DATASET EXTRACT:
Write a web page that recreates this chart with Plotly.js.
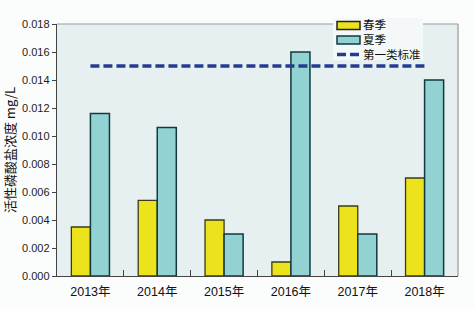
<!DOCTYPE html>
<html><head><meta charset="utf-8">
<script src="https://cdn.plot.ly/plotly-3.0.1.min.js"></script>
<style>html,body{margin:0;padding:0;background:#fbfcfc;}#c{width:475px;height:309px;}</style>
</head><body><div id="c"></div>
<script>
const years = ['2013年','2014年','2015年','2016年','2017年','2018年'];
const spring = [0.0035, 0.0054, 0.0040, 0.0010, 0.0050, 0.0070];
const summer = [0.0116, 0.0106, 0.0030, 0.0160, 0.0030, 0.0140];
const standard = [0.015, 0.015, 0.015, 0.015, 0.015, 0.015];
const seriesNames = ['春季','夏季','第一类标准'];
const yTicks = [0,0.002,0.004,0.006,0.008,0.010,0.012,0.014,0.016,0.018];

const W = 475, H = 309, M = {l:57, r:17, t:24, b:33};
const PW = W - M.l - M.r, PH = H - M.t - M.b;
const px = x => (x - M.l) / PW;       // pixel -> paper x
const py = y => (H - M.b - y) / PH;   // pixel -> paper y

const YEL = '#ece31c', TEAL = '#93d2d2', NAVY = '#233c92';
const FONT = 'Liberation Sans, Arial, Noto Sans CJK SC, sans-serif';
const traces = [
  {type:'bar', name:seriesNames[0], x:years, y:spring, showlegend:false,
   marker:{color:YEL, line:{color:'#3a3a1a', width:1.3}}},
  {type:'bar', name:seriesNames[1], x:years, y:summer, showlegend:false,
   marker:{color:TEAL, line:{color:'#123a3e', width:1.5}}},
  {type:'scatter', mode:'lines', name:seriesNames[2], x:years, y:standard, showlegend:false,
   line:{color:NAVY, width:3.4, dash:'9px,4px'}}
];

// legend (layout decoration, built from trace styles)
const legX = 337, legTxtX = 362, rows = [25.5, 40, 54.5];
const shapes = [
  {type:'line', xref:'paper', yref:'paper', x0:0, x1:1, y0:1, y1:1, line:{color:'#999', width:1.2}, layer:'below'},
  {type:'line', xref:'paper', yref:'paper', x0:1, x1:1, y0:0, y1:1, line:{color:'#aaa', width:1.5}, layer:'below'},
  {type:'rect', xref:'paper', yref:'paper', x0:px(333), x1:px(423), y0:py(60), y1:py(18),
   fillcolor:'#f4f8f8', line:{width:0}},
  {type:'rect', xref:'paper', yref:'paper', x0:px(legX), x1:px(legX+23), y0:py(rows[0]+4), y1:py(rows[0]-4),
   fillcolor:YEL, line:{color:'#222', width:1.5}},
  {type:'rect', xref:'paper', yref:'paper', x0:px(legX), x1:px(legX+23), y0:py(rows[1]+4), y1:py(rows[1]-4),
   fillcolor:TEAL, line:{color:'#123a3e', width:1.5}},
  {type:'line', xref:'paper', yref:'paper', x0:px(legX), x1:px(legX+23), y0:py(rows[2]), y1:py(rows[2]),
   line:{color:NAVY, width:3.4, dash:'9px,4px'}}
];
const annotations = seriesNames.map((n,i) => ({
  xref:'paper', yref:'paper', x:px(legTxtX), y:py(rows[i]), xanchor:'left', yanchor:'middle',
  text:n, showarrow:false, borderpad:0,
  font:{size:11.5, family:'Liberation Sans, Noto Sans CJK SC, sans-serif', color:'#111'}
}));

const layout = {
  width:W, height:H, margin:M,
  paper_bgcolor:'#fbfcfc', plot_bgcolor:'#e6f0f1',
  font:{family:FONT, size:11, color:'#222'},
  barmode:'group', bargap:0.43, bargroupgap:0,
  showlegend:false,
  xaxis:{showline:true, linecolor:'#444', linewidth:1.2, ticks:'inside', ticklen:6,
         tickcolor:'#444', tickson:'boundaries', showgrid:false, ticklabelstandoff:4,
         tickfont:{size:12.5, family:'Liberation Sans, Noto Sans CJK SC, sans-serif', color:'#111'},
         range:[-0.5,5.5]},
  yaxis:{range:[0,0.018], tickvals:yTicks, ticktext:yTicks.map(v=>v.toFixed(3)),
         showline:true, linecolor:'#444', linewidth:1.2, ticks:'outside', ticklen:4,
         tickcolor:'#444', showgrid:false, zeroline:false,
         tickfont:{size:11, color:'#222'},
         title:{text:'活性磷酸盐浓度 mg/L', font:{size:13, family:'Noto Sans CJK SC, sans-serif', color:'#111'}, standoff:6}},
  shapes, annotations
};
Plotly.newPlot('c', traces, layout, {staticPlot:true, displayModeBar:false});
</script></body></html>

PROBLEM:
Repeat only the lines from the beginning of the material through the line containing "const py = y", both ends kept, leaving pictures out.

WORKED SOLUTION:
Write a web page that recreates this chart with Plotly.js.
<!DOCTYPE html>
<html><head><meta charset="utf-8">
<script src="https://cdn.plot.ly/plotly-3.0.1.min.js"></script>
<style>html,body{margin:0;padding:0;background:#fbfcfc;}#c{width:475px;height:309px;}</style>
</head><body><div id="c"></div>
<script>
const years = ['2013年','2014年','2015年','2016年','2017年','2018年'];
const spring = [0.0035, 0.0054, 0.0040, 0.0010, 0.0050, 0.0070];
const summer = [0.0116, 0.0106, 0.0030, 0.0160, 0.0030, 0.0140];
const standard = [0.015, 0.015, 0.015, 0.015, 0.015, 0.015];
const seriesNames = ['春季','夏季','第一类标准'];
const yTicks = [0,0.002,0.004,0.006,0.008,0.010,0.012,0.014,0.016,0.018];

const W = 475, H = 309, M = {l:57, r:17, t:24, b:33};
const PW = W - M.l - M.r, PH = H - M.t - M.b;
const px = x => (x - M.l) / PW;       // pixel -> paper x
const py = y => (H - M.b - y) / PH;   // pixel -> paper y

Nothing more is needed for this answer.